4. INTELLECTUAL PROPERTY
As between us, we own all Insight Labs IP. You own User Content but grant us the licenses in Section 1.6. No other licenses are implied. See our Legal Disclaimer (https://www.naomi.so/legaldisclaimer) for third-party integrations (e.g., Hyperliquid, Privy, TradingView).
5. INDEMNIFICATION
5.1 Your Indemnity
You will indemnify, defend, and hold us harmless from claims arising from: (a) your User Content; (b) your violation of laws or the Agreement; or (c) your use of the Services infringing third-party rights.
5.2 Our Indemnity
Subject to Section 7, we will indemnify you against claims that the Services infringe third-party IP rights, provided you promptly notify us and allow us to control the defence. Exclusions: (a) combination with User Content; (b) non-
Insight Labs products; or (c) your modifications. Our sole obligation is to procure rights, modify, or replace infringing elements.
5.3 Procedure
The indemnified party must notify promptly (within 30 days), cooperate, and allow the indemnifier to control defence/settlement (with reasonable consent). No settlement without consent if admitting liability.

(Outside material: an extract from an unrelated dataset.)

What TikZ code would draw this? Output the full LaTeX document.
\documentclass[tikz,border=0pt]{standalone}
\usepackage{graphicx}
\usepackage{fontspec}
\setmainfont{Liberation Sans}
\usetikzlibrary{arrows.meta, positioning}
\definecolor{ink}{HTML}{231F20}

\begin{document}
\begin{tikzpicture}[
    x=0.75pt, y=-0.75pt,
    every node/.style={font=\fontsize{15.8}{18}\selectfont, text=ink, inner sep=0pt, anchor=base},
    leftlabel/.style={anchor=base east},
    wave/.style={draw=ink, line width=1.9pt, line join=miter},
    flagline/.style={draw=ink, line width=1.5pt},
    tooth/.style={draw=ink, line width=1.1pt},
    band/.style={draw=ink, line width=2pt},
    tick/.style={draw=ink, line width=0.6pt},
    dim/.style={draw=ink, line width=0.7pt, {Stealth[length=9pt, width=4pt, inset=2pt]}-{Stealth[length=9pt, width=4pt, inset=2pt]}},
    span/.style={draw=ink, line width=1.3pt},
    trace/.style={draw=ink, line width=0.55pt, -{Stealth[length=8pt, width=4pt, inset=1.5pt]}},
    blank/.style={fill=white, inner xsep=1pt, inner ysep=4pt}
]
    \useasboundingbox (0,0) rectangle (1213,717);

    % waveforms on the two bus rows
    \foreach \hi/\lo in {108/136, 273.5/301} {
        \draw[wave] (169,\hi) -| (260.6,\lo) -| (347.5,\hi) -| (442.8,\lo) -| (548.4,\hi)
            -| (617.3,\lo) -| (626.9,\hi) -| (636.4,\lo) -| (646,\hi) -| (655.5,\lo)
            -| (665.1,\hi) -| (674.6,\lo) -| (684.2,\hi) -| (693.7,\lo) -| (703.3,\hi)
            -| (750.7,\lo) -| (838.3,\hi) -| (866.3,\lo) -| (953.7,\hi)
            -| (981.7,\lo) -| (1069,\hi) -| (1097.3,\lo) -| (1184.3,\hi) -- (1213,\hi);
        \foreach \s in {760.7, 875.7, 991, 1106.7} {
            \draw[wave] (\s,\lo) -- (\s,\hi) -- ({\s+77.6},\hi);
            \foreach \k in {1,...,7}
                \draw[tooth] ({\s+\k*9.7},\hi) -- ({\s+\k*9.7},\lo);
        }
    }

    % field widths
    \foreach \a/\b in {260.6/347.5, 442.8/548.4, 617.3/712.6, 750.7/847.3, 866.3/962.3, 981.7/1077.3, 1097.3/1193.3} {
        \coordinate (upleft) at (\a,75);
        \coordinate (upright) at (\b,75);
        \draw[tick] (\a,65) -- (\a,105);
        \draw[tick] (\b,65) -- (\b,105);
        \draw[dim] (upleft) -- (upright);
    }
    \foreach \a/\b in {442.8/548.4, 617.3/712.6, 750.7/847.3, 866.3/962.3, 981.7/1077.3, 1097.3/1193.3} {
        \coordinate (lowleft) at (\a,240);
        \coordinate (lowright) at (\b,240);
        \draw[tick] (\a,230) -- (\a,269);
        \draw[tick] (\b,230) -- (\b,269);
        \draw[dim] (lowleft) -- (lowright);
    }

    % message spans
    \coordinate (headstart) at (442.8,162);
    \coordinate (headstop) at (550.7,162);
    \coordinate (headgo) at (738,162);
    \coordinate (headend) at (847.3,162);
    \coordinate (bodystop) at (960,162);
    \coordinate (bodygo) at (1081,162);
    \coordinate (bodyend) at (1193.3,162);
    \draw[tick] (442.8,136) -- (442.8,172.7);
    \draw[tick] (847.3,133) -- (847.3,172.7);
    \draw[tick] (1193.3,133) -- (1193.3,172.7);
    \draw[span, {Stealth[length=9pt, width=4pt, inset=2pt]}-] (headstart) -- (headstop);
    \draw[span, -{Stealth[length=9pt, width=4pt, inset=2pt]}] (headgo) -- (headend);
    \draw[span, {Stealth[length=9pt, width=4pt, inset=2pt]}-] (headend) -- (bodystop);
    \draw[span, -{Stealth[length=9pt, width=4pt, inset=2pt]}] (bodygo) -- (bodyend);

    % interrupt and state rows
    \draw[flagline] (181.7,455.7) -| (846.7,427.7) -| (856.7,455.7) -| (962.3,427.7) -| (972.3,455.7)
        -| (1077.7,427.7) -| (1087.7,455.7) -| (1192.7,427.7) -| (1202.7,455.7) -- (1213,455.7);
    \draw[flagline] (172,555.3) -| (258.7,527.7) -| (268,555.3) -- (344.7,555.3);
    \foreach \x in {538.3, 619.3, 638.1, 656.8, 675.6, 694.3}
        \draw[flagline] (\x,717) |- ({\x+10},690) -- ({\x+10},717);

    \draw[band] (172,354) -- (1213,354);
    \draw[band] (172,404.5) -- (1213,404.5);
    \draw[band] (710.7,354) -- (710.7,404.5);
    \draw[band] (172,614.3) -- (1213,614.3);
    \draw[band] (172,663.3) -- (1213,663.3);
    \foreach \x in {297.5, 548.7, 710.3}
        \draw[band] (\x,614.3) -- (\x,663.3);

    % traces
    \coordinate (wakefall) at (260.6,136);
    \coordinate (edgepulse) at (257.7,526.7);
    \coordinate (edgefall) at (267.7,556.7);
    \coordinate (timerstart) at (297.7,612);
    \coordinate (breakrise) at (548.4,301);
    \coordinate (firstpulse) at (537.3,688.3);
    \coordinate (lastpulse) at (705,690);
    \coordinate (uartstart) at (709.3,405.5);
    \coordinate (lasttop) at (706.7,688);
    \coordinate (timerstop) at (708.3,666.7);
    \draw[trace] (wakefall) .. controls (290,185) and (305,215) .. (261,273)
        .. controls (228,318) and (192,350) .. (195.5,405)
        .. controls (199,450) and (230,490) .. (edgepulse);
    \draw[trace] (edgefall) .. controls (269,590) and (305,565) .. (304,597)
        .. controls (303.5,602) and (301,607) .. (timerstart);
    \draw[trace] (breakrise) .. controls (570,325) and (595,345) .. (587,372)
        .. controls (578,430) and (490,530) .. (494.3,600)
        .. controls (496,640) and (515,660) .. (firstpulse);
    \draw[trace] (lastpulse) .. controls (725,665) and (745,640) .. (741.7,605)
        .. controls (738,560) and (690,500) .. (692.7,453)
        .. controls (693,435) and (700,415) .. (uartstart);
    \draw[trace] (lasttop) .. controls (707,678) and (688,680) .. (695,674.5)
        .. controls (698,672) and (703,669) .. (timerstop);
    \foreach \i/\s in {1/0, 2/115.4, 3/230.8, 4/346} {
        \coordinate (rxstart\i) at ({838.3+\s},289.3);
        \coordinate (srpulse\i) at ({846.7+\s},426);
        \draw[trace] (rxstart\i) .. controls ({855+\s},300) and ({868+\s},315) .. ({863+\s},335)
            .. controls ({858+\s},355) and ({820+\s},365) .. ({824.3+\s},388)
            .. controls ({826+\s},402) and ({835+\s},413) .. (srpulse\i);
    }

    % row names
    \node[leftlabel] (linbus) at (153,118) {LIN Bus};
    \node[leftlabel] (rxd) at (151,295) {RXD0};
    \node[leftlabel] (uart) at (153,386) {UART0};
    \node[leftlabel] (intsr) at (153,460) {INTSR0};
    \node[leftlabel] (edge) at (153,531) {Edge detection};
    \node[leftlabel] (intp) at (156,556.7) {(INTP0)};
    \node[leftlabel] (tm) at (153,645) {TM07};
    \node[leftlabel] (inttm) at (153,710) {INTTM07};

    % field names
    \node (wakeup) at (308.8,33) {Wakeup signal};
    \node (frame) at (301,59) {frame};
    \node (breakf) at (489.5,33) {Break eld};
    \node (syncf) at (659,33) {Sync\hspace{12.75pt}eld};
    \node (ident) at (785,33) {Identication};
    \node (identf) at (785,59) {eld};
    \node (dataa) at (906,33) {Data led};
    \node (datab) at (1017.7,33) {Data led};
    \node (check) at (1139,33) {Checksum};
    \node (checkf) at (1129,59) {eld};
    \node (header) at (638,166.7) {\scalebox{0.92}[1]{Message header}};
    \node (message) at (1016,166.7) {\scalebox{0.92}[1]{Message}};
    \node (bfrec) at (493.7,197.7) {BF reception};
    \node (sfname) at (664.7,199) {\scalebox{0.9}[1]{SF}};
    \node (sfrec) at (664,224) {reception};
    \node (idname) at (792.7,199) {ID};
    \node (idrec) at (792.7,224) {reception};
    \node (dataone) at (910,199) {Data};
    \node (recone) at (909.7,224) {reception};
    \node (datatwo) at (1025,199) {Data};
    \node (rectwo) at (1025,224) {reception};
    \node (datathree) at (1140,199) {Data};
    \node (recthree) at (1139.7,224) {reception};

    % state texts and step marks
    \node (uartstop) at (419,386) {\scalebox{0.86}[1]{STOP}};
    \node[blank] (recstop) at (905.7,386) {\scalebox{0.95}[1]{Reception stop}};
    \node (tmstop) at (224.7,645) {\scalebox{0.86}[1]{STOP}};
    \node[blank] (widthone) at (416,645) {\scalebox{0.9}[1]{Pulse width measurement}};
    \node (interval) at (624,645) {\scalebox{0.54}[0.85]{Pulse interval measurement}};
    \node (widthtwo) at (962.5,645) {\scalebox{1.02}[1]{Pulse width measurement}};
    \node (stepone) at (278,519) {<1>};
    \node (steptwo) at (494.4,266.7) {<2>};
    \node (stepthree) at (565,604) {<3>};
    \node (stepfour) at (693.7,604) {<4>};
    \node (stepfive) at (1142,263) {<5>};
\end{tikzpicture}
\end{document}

6. WARRANTY AND DISCLAIMER
6.1 Warranty
The Services, when used per the Documentation and Agreement, will materially conform to the Documentation during the term.
6.2 Remedies
Report breaches to us; our sole remedy is correction to minimize impact.
6.3 Disclaimer
EXCEPT AS IN 6.1, THE SERVICES ARE PROVIDED “AS IS.” WE DISCLAIM ALL WARRANTIES, EXPRESS OR IMPLIED, INCLUDING MERCHANTABILITY, FITNESS FOR PURPOSE, AND NON-INFRINGEMENT. SEE RISK DISCLOSURE STATEMENT (https://www.naomi.so/rds) FOR VA/AI RISKS AND LEGAL DISCLAIMER (https://www.naomi.so/legaldisclaimer) FOR NO FINANCIAL ADVICE.

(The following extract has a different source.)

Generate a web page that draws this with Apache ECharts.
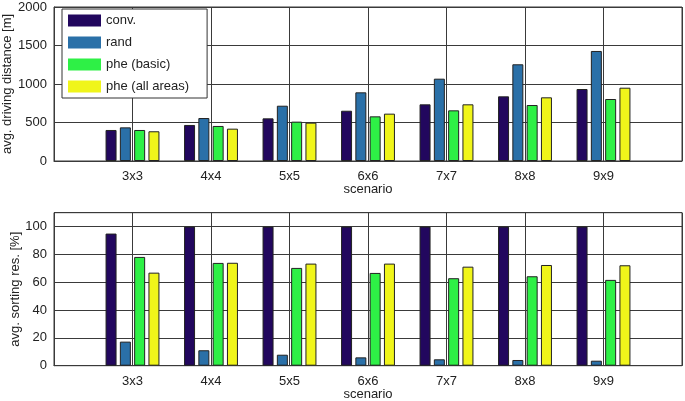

7. LIMITATION OF LIABILITY
TO THE FULLEST EXTENT PERMITTED BY LAW, WE SHALL NOT BE LIABLE FOR INDIRECT, INCIDENTAL, SPECIAL, CONSEQUENTIAL, OR PUNITIVE DAMAGES, INCLUDING LOST PROFITS OR DATA. OUR TOTAL LIABILITY SHALL NOT EXCEED FEES PAID IN THE 12 MONTHS PRECEDING THE CLAIM (MINIMUM $100 IF NO FEES)
8. MISCELLANEOUS
8.1 Arbitration
Disputes shall be resolved by binding individual arbitration in Ras Al Khaimah, UAE, under RAK DAO rules (no class actions). You waive jury trial rights.
8.2 Export Control
You comply with all export laws regarding the Services and User Content. You indemnify us for violations.
8.3 Compliance with Laws
You comply with all laws in using the Services and handling User Content, including privacy/AML. You indemnify us for violations.
8.4 Assignment
We may assign without consent (e.g., merger); you may not without our written consent.
8.5 Force Majeure
No liability for delays due to events beyond control (e.g., acts of God, blockchain outages), excluding payment obligations. If >30 days, either may terminate.
Governed by RAK DAO/UAE laws, without conflicts. Disputes in Ras Al Khaimah courts or arbitration (per 8.1).